⟨

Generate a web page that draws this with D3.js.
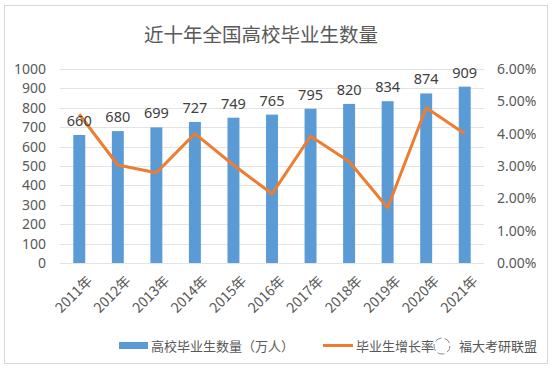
<!DOCTYPE html>
<html>
<head>
<meta charset="utf-8">
<script src="https://cdn.jsdelivr.net/npm/d3@7"></script>
<style>
  body { margin: 0; background: #fff; }
  svg { display: block; font-family: "Noto Sans CJK SC", "Noto Sans", sans-serif; }
</style>
</head>
<body>
<svg id="chart" width="554" height="374"></svg>
<script>
// data
var years = ["2011年", "2012年", "2013年", "2014年", "2015年", "2016年", "2017年", "2018年", "2019年", "2020年", "2021年"];
var graduates = [660, 680, 699, 727, 749, 765, 795, 820, 834, 874, 909];
var growth = [0.046, 0.0303, 0.0279, 0.040, 0.0303, 0.0214, 0.0392, 0.0314, 0.0171, 0.048, 0.040];
var leftTicks = [0, 100, 200, 300, 400, 500, 600, 700, 800, 900, 1000];
var rightTicks = [0, 0.01, 0.02, 0.03, 0.04, 0.05, 0.06];

var svg = d3.select("#chart");
var plot = { left: 60, right: 484, top: 69, bottom: 263 };

// outer frame
svg.append("rect")
    .attr("x", 4.5).attr("y", 5.5)
    .attr("width", 543).attr("height", 358)
    .attr("fill", "#fff")
    .attr("stroke", "#d9d9d9");

svg.append("text")
    .attr("x", 261).attr("y", 42)
    .attr("text-anchor", "middle")
    .attr("font-size", 19.5)
    .attr("fill", "#595959")
    .text("近十年全国高校毕业生数量");

var x = d3.scaleBand().domain(years).range([plot.left, plot.right]).paddingInner(0.69).paddingOuter(0.345);
var y = d3.scaleLinear().domain([0, 1000]).range([plot.bottom, plot.top]);
var y2 = d3.scaleLinear().domain([0, 0.06]).range([plot.bottom, plot.top]);

// gridlines
svg.append("g")
    .selectAll("line")
    .data(leftTicks).enter()
    .append("line")
    .attr("x1", plot.left).attr("x2", plot.right)
    .attr("y1", d => Math.round(y(d)) + 0.5)
    .attr("y2", d => Math.round(y(d)) + 0.5)
    .attr("stroke", "#e3e3e3");

// left axis
var leftAxis = svg.append("g")
    .attr("transform", "translate(" + (plot.left - 14) + ",0)")
    .call(d3.axisLeft(y).tickValues(leftTicks).tickFormat(d3.format("d")).tickSize(0).tickPadding(0));
leftAxis.select(".domain").remove();
leftAxis.selectAll("text").attr("font-size", 14).attr("fill", "#595959").attr("font-family", "Noto Sans, sans-serif");

// right axis
var rightAxis = svg.append("g")
    .attr("transform", "translate(" + (plot.right + 13) + ",0)")
    .call(d3.axisRight(y2).tickValues(rightTicks).tickFormat(d3.format(".2%")).tickSize(0).tickPadding(0));
rightAxis.select(".domain").remove();
rightAxis.selectAll("text").attr("font-size", 14).attr("fill", "#595959").attr("font-family", "Noto Sans, sans-serif");

// bars
svg.append("g")
    .selectAll("rect")
    .data(graduates).enter()
    .append("rect")
    .attr("x", (d, i) => x(years[i]))
    .attr("width", x.bandwidth())
    .attr("y", d => y(d))
    .attr("height", d => y(0) - y(d))
    .attr("fill", "#5b9bd5");

// growth line
var line = d3.line()
    .x((d, i) => x(years[i]) + x.bandwidth() / 2)
    .y(d => y2(d));
svg.append("path")
    .datum(growth)
    .attr("d", line)
    .attr("fill", "none")
    .attr("stroke", "#ed7d31")
    .attr("stroke-width", 3)
    .attr("stroke-linejoin", "round");

// bar labels
svg.append("g")
    .selectAll("text")
    .data(graduates).enter()
    .append("text")
    .attr("x", (d, i) => x(years[i]) + x.bandwidth() / 2)
    .attr("y", d => y(d) - 9)
    .attr("text-anchor", "middle")
    .attr("font-size", 14.5)
    .attr("font-family", "Noto Sans, sans-serif")
    .attr("fill", "#404040")
    .text(d => d);

// x labels, rotated
svg.append("g")
    .selectAll("text")
    .data(years).enter()
    .append("text")
    .attr("transform", d => "translate(" + (x(d) + x.bandwidth() / 2 + 7) + "," + (plot.bottom + 12) + ") rotate(-45)")
    .attr("text-anchor", "end")
    .attr("dy", "0.7em")
    .attr("font-size", 14)
    .attr("fill", "#595959")
    .text(d => d);

// legend
var legend = svg.append("g");
legend.append("rect")
    .attr("x", 119).attr("y", 342)
    .attr("width", 29).attr("height", 7)
    .attr("fill", "#5b9bd5");
legend.append("text")
    .attr("x", 151).attr("y", 351)
    .attr("font-size", 13)
    .attr("fill", "#595959")
    .text("高校毕业生数量（万人）");
legend.append("line")
    .attr("x1", 323).attr("x2", 353)
    .attr("y1", 345.5).attr("y2", 345.5)
    .attr("stroke", "#ed7d31")
    .attr("stroke-width", 3);
legend.append("text")
    .attr("x", 356).attr("y", 351)
    .attr("font-size", 13)
    .attr("fill", "#595959")
    .text("毕业生增长率");

// watermark
var wm = svg.append("g");
wm.append("circle").attr("cx", 442).attr("cy", 346).attr("r", 8)
    .attr("fill", "#fff").attr("stroke", "#8a8a8a").attr("stroke-width", 1).attr("stroke-dasharray", "7,3");
wm.append("text")
    .attr("x", 459).attr("y", 351)
    .attr("font-size", 13)
    .attr("fill", "#555")
    .text("福大考研联盟");
</script>
</body>
</html>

⟩

**PROBLEM TO SOLVE**
All the lines above are to be reproduced exactly, except the pictures.

**RESPONSE TO THE EXERCISE**
Generate a web page that draws this with D3.js.
<!DOCTYPE html>
<html>
<head>
<meta charset="utf-8">
<script src="https://cdn.jsdelivr.net/npm/d3@7"></script>
<style>
  body { margin: 0; background: #fff; }
  svg { display: block; font-family: "Noto Sans CJK SC", "Noto Sans", sans-serif; }
</style>
</head>
<body>
<svg id="chart" width="554" height="374"></svg>
<script>
// data
var years = ["2011年", "2012年", "2013年", "2014年", "2015年", "2016年", "2017年", "2018年", "2019年", "2020年", "2021年"];
var graduates = [660, 680, 699, 727, 749, 765, 795, 820, 834, 874, 909];
var growth = [0.046, 0.0303, 0.0279, 0.040, 0.0303, 0.0214, 0.0392, 0.0314, 0.0171, 0.048, 0.040];
var leftTicks = [0, 100, 200, 300, 400, 500, 600, 700, 800, 900, 1000];
var rightTicks = [0, 0.01, 0.02, 0.03, 0.04, 0.05, 0.06];

var svg = d3.select("#chart");
var plot = { left: 60, right: 484, top: 69, bottom: 263 };

// outer frame
svg.append("rect")
    .attr("x", 4.5).attr("y", 5.5)
    .attr("width", 543).attr("height", 358)
    .attr("fill", "#fff")
    .attr("stroke", "#d9d9d9");

svg.append("text")
    .attr("x", 261).attr("y", 42)
    .attr("text-anchor", "middle")
    .attr("font-size", 19.5)
    .attr("fill", "#595959")
    .text("近十年全国高校毕业生数量");

var x = d3.scaleBand().domain(years).range([plot.left, plot.right]).paddingInner(0.69).paddingOuter(0.345);
var y = d3.scaleLinear().domain([0, 1000]).range([plot.bottom, plot.top]);
var y2 = d3.scaleLinear().domain([0, 0.06]).range([plot.bottom, plot.top]);

// gridlines
svg.append("g")
    .selectAll("line")
    .data(leftTicks).enter()
    .append("line")
    .attr("x1", plot.left).attr("x2", plot.right)
    .attr("y1", d => Math.round(y(d)) + 0.5)
    .attr("y2", d => Math.round(y(d)) + 0.5)
    .attr("stroke", "#e3e3e3");

// left axis
var leftAxis = svg.append("g")
    .attr("transform", "translate(" + (plot.left - 14) + ",0)")
    .call(d3.axisLeft(y).tickValues(leftTicks).tickFormat(d3.format("d")).tickSize(0).tickPadding(0));
leftAxis.select(".domain").remove();
leftAxis.selectAll("text").attr("font-size", 14).attr("fill", "#595959").attr("font-family", "Noto Sans, sans-serif");

// right axis
var rightAxis = svg.append("g")
    .attr("transform", "translate(" + (plot.right + 13) + ",0)")
    .call(d3.axisRight(y2).tickValues(rightTicks).tickFormat(d3.format(".2%")).tickSize(0).tickPadding(0));
rightAxis.select(".domain").remove();
rightAxis.selectAll("text").attr("font-size", 14).attr("fill", "#595959").attr("font-family", "Noto Sans, sans-serif");

// bars
svg.append("g")
    .selectAll("rect")
    .data(graduates).enter()
    .append("rect")
    .attr("x", (d, i) => x(years[i]))
    .attr("width", x.bandwidth())
    .attr("y", d => y(d))
    .attr("height", d => y(0) - y(d))
    .attr("fill", "#5b9bd5");

// growth line
var line = d3.line()
    .x((d, i) => x(years[i]) + x.bandwidth() / 2)
    .y(d => y2(d));
svg.append("path")
    .datum(growth)
    .attr("d", line)
    .attr("fill", "none")
    .attr("stroke", "#ed7d31")
    .attr("stroke-width", 3)
    .attr("stroke-linejoin", "round");

// bar labels
svg.append("g")
    .selectAll("text")
    .data(graduates).enter()
    .append("text")
    .attr("x", (d, i) => x(years[i]) + x.bandwidth() / 2)
    .attr("y", d => y(d) - 9)
    .attr("text-anchor", "middle")
    .attr("font-size", 14.5)
    .attr("font-family", "Noto Sans, sans-serif")
    .attr("fill", "#404040")
    .text(d => d);

// x labels, rotated
svg.append("g")
    .selectAll("text")
    .data(years).enter()
    .append("text")
    .attr("transform", d => "translate(" + (x(d) + x.bandwidth() / 2 + 7) + "," + (plot.bottom + 12) + ") rotate(-45)")
    .attr("text-anchor", "end")
    .attr("dy", "0.7em")
    .attr("font-size", 14)
    .attr("fill", "#595959")
    .text(d => d);

// legend
var legend = svg.append("g");
legend.append("rect")
    .attr("x", 119).attr("y", 342)
    .attr("width", 29).attr("height", 7)
    .attr("fill", "#5b9bd5");
legend.append("text")
    .attr("x", 151).attr("y", 351)
    .attr("font-size", 13)
    .attr("fill", "#595959")
    .text("高校毕业生数量（万人）");
legend.append("line")
    .attr("x1", 323).attr("x2", 353)
    .attr("y1", 345.5).attr("y2", 345.5)
    .attr("stroke", "#ed7d31")
    .attr("stroke-width", 3);
legend.append("text")
    .attr("x", 356).attr("y", 351)
    .attr("font-size", 13)
    .attr("fill", "#595959")
    .text("毕业生增长率");

// watermark
var wm = svg.append("g");
wm.append("circle").attr("cx", 442).attr("cy", 346).attr("r", 8)
    .attr("fill", "#fff").attr("stroke", "#8a8a8a").attr("stroke-width", 1).attr("stroke-dasharray", "7,3");
wm.append("text")
    .attr("x", 459).attr("y", 351)
    .attr("font-size", 13)
    .attr("fill", "#555")
    .text("福大考研联盟");
</script>
</body>
</html>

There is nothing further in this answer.